> _Requirements_: Go through the data and copy every line exactly, but not the images.

> _Data shown_:
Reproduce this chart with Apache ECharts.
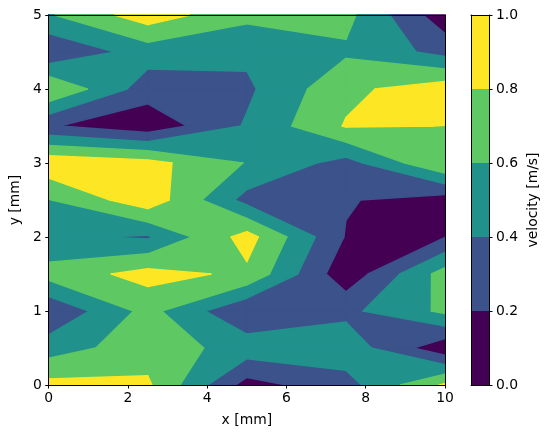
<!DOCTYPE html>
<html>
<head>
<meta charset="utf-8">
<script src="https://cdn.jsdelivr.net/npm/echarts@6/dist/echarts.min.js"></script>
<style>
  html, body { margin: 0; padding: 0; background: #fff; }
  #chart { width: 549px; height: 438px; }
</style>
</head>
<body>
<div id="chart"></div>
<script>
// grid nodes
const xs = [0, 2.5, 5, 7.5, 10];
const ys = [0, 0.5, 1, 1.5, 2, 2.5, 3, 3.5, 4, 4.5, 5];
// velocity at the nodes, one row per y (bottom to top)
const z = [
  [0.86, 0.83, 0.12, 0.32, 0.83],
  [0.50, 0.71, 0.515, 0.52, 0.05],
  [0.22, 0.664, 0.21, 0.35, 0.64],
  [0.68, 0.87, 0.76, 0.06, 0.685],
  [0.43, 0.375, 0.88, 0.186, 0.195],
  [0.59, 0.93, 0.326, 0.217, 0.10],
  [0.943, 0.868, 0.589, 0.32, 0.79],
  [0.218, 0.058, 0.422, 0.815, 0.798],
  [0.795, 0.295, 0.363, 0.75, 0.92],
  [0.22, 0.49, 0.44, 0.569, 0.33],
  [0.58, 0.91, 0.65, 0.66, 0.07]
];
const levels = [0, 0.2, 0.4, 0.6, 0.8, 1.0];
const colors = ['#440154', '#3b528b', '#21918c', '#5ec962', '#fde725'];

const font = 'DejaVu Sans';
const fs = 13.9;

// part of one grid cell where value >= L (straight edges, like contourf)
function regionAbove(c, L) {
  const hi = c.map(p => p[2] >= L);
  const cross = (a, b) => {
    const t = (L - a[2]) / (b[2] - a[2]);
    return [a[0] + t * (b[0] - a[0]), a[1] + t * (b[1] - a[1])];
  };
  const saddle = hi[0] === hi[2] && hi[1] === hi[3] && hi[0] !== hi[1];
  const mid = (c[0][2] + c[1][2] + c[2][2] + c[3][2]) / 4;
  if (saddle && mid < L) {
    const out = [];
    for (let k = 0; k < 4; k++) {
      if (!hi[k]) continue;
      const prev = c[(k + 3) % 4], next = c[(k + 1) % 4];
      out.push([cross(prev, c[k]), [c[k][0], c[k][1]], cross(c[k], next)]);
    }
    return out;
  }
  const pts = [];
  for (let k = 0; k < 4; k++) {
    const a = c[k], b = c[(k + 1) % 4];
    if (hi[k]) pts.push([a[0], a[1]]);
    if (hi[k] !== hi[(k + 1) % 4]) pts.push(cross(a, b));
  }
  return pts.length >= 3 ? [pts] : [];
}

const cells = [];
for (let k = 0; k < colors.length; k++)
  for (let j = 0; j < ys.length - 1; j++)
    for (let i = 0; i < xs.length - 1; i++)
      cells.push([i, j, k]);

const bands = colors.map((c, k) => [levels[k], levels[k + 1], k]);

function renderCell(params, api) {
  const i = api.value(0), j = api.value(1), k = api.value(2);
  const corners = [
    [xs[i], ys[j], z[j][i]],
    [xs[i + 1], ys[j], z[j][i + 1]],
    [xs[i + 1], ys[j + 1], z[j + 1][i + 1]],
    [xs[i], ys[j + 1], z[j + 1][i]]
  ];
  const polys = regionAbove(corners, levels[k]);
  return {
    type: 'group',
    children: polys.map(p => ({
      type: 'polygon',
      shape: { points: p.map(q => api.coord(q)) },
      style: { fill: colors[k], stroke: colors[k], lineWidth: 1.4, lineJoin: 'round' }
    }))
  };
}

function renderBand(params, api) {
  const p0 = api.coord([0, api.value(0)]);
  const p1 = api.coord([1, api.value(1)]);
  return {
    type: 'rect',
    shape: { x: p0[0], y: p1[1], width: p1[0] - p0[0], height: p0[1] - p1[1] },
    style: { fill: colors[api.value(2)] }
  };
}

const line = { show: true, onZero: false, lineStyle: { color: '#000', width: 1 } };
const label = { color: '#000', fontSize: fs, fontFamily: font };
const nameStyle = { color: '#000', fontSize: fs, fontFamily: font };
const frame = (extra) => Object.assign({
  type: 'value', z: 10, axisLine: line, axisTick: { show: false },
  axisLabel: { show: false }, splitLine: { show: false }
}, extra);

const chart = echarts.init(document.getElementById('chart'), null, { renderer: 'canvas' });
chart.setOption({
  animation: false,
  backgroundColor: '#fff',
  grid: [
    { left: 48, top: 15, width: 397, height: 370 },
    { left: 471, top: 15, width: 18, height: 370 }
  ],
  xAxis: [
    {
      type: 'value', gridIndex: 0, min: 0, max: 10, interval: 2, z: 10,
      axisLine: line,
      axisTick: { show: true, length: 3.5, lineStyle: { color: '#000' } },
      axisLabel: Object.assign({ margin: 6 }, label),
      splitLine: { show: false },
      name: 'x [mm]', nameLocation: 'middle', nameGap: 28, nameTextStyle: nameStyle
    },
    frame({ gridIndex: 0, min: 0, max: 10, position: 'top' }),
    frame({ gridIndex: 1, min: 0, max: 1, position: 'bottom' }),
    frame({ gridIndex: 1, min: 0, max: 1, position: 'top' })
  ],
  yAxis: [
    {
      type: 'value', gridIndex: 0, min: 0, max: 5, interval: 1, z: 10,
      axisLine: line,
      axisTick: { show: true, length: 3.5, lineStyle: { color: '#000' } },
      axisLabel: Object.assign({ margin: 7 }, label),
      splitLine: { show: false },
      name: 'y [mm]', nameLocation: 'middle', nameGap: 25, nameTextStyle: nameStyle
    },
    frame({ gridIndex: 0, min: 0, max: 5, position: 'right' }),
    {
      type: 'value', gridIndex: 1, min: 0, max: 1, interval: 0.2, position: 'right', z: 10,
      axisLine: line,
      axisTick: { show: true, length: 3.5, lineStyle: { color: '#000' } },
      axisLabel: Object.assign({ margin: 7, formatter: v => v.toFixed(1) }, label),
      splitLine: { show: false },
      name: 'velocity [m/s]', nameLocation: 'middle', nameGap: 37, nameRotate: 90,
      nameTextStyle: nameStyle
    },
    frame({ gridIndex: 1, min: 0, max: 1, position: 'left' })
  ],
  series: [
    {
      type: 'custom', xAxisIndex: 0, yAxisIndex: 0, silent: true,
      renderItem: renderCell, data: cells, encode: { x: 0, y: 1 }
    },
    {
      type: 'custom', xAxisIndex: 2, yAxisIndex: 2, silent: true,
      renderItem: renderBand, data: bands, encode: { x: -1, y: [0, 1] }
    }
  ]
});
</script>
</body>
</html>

> _The answer_:
Reproduce this chart with Apache ECharts.
<!DOCTYPE html>
<html>
<head>
<meta charset="utf-8">
<script src="https://cdn.jsdelivr.net/npm/echarts@6/dist/echarts.min.js"></script>
<style>
  html, body { margin: 0; padding: 0; background: #fff; }
  #chart { width: 549px; height: 438px; }
</style>
</head>
<body>
<div id="chart"></div>
<script>
// grid nodes
const xs = [0, 2.5, 5, 7.5, 10];
const ys = [0, 0.5, 1, 1.5, 2, 2.5, 3, 3.5, 4, 4.5, 5];
// velocity at the nodes, one row per y (bottom to top)
const z = [
  [0.86, 0.83, 0.12, 0.32, 0.83],
  [0.50, 0.71, 0.515, 0.52, 0.05],
  [0.22, 0.664, 0.21, 0.35, 0.64],
  [0.68, 0.87, 0.76, 0.06, 0.685],
  [0.43, 0.375, 0.88, 0.186, 0.195],
  [0.59, 0.93, 0.326, 0.217, 0.10],
  [0.943, 0.868, 0.589, 0.32, 0.79],
  [0.218, 0.058, 0.422, 0.815, 0.798],
  [0.795, 0.295, 0.363, 0.75, 0.92],
  [0.22, 0.49, 0.44, 0.569, 0.33],
  [0.58, 0.91, 0.65, 0.66, 0.07]
];
const levels = [0, 0.2, 0.4, 0.6, 0.8, 1.0];
const colors = ['#440154', '#3b528b', '#21918c', '#5ec962', '#fde725'];

const font = 'DejaVu Sans';
const fs = 13.9;

// part of one grid cell where value >= L (straight edges, like contourf)
function regionAbove(c, L) {
  const hi = c.map(p => p[2] >= L);
  const cross = (a, b) => {
    const t = (L - a[2]) / (b[2] - a[2]);
    return [a[0] + t * (b[0] - a[0]), a[1] + t * (b[1] - a[1])];
  };
  const saddle = hi[0] === hi[2] && hi[1] === hi[3] && hi[0] !== hi[1];
  const mid = (c[0][2] + c[1][2] + c[2][2] + c[3][2]) / 4;
  if (saddle && mid < L) {
    const out = [];
    for (let k = 0; k < 4; k++) {
      if (!hi[k]) continue;
      const prev = c[(k + 3) % 4], next = c[(k + 1) % 4];
      out.push([cross(prev, c[k]), [c[k][0], c[k][1]], cross(c[k], next)]);
    }
    return out;
  }
  const pts = [];
  for (let k = 0; k < 4; k++) {
    const a = c[k], b = c[(k + 1) % 4];
    if (hi[k]) pts.push([a[0], a[1]]);
    if (hi[k] !== hi[(k + 1) % 4]) pts.push(cross(a, b));
  }
  return pts.length >= 3 ? [pts] : [];
}

const cells = [];
for (let k = 0; k < colors.length; k++)
  for (let j = 0; j < ys.length - 1; j++)
    for (let i = 0; i < xs.length - 1; i++)
      cells.push([i, j, k]);

const bands = colors.map((c, k) => [levels[k], levels[k + 1], k]);

function renderCell(params, api) {
  const i = api.value(0), j = api.value(1), k = api.value(2);
  const corners = [
    [xs[i], ys[j], z[j][i]],
    [xs[i + 1], ys[j], z[j][i + 1]],
    [xs[i + 1], ys[j + 1], z[j + 1][i + 1]],
    [xs[i], ys[j + 1], z[j + 1][i]]
  ];
  const polys = regionAbove(corners, levels[k]);
  return {
    type: 'group',
    children: polys.map(p => ({
      type: 'polygon',
      shape: { points: p.map(q => api.coord(q)) },
      style: { fill: colors[k], stroke: colors[k], lineWidth: 1.4, lineJoin: 'round' }
    }))
  };
}

function renderBand(params, api) {
  const p0 = api.coord([0, api.value(0)]);
  const p1 = api.coord([1, api.value(1)]);
  return {
    type: 'rect',
    shape: { x: p0[0], y: p1[1], width: p1[0] - p0[0], height: p0[1] - p1[1] },
    style: { fill: colors[api.value(2)] }
  };
}

const line = { show: true, onZero: false, lineStyle: { color: '#000', width: 1 } };
const label = { color: '#000', fontSize: fs, fontFamily: font };
const nameStyle = { color: '#000', fontSize: fs, fontFamily: font };
const frame = (extra) => Object.assign({
  type: 'value', z: 10, axisLine: line, axisTick: { show: false },
  axisLabel: { show: false }, splitLine: { show: false }
}, extra);

const chart = echarts.init(document.getElementById('chart'), null, { renderer: 'canvas' });
chart.setOption({
  animation: false,
  backgroundColor: '#fff',
  grid: [
    { left: 48, top: 15, width: 397, height: 370 },
    { left: 471, top: 15, width: 18, height: 370 }
  ],
  xAxis: [
    {
      type: 'value', gridIndex: 0, min: 0, max: 10, interval: 2, z: 10,
      axisLine: line,
      axisTick: { show: true, length: 3.5, lineStyle: { color: '#000' } },
      axisLabel: Object.assign({ margin: 6 }, label),
      splitLine: { show: false },
      name: 'x [mm]', nameLocation: 'middle', nameGap: 28, nameTextStyle: nameStyle
    },
    frame({ gridIndex: 0, min: 0, max: 10, position: 'top' }),
    frame({ gridIndex: 1, min: 0, max: 1, position: 'bottom' }),
    frame({ gridIndex: 1, min: 0, max: 1, position: 'top' })
  ],
  yAxis: [
    {
      type: 'value', gridIndex: 0, min: 0, max: 5, interval: 1, z: 10,
      axisLine: line,
      axisTick: { show: true, length: 3.5, lineStyle: { color: '#000' } },
      axisLabel: Object.assign({ margin: 7 }, label),
      splitLine: { show: false },
      name: 'y [mm]', nameLocation: 'middle', nameGap: 25, nameTextStyle: nameStyle
    },
    frame({ gridIndex: 0, min: 0, max: 5, position: 'right' }),
    {
      type: 'value', gridIndex: 1, min: 0, max: 1, interval: 0.2, position: 'right', z: 10,
      axisLine: line,
      axisTick: { show: true, length: 3.5, lineStyle: { color: '#000' } },
      axisLabel: Object.assign({ margin: 7, formatter: v => v.toFixed(1) }, label),
      splitLine: { show: false },
      name: 'velocity [m/s]', nameLocation: 'middle', nameGap: 37, nameRotate: 90,
      nameTextStyle: nameStyle
    },
    frame({ gridIndex: 1, min: 0, max: 1, position: 'left' })
  ],
  series: [
    {
      type: 'custom', xAxisIndex: 0, yAxisIndex: 0, silent: true,
      renderItem: renderCell, data: cells, encode: { x: 0, y: 1 }
    },
    {
      type: 'custom', xAxisIndex: 2, yAxisIndex: 2, silent: true,
      renderItem: renderBand, data: bands, encode: { x: -1, y: [0, 1] }
    }
  ]
});
</script>
</body>
</html>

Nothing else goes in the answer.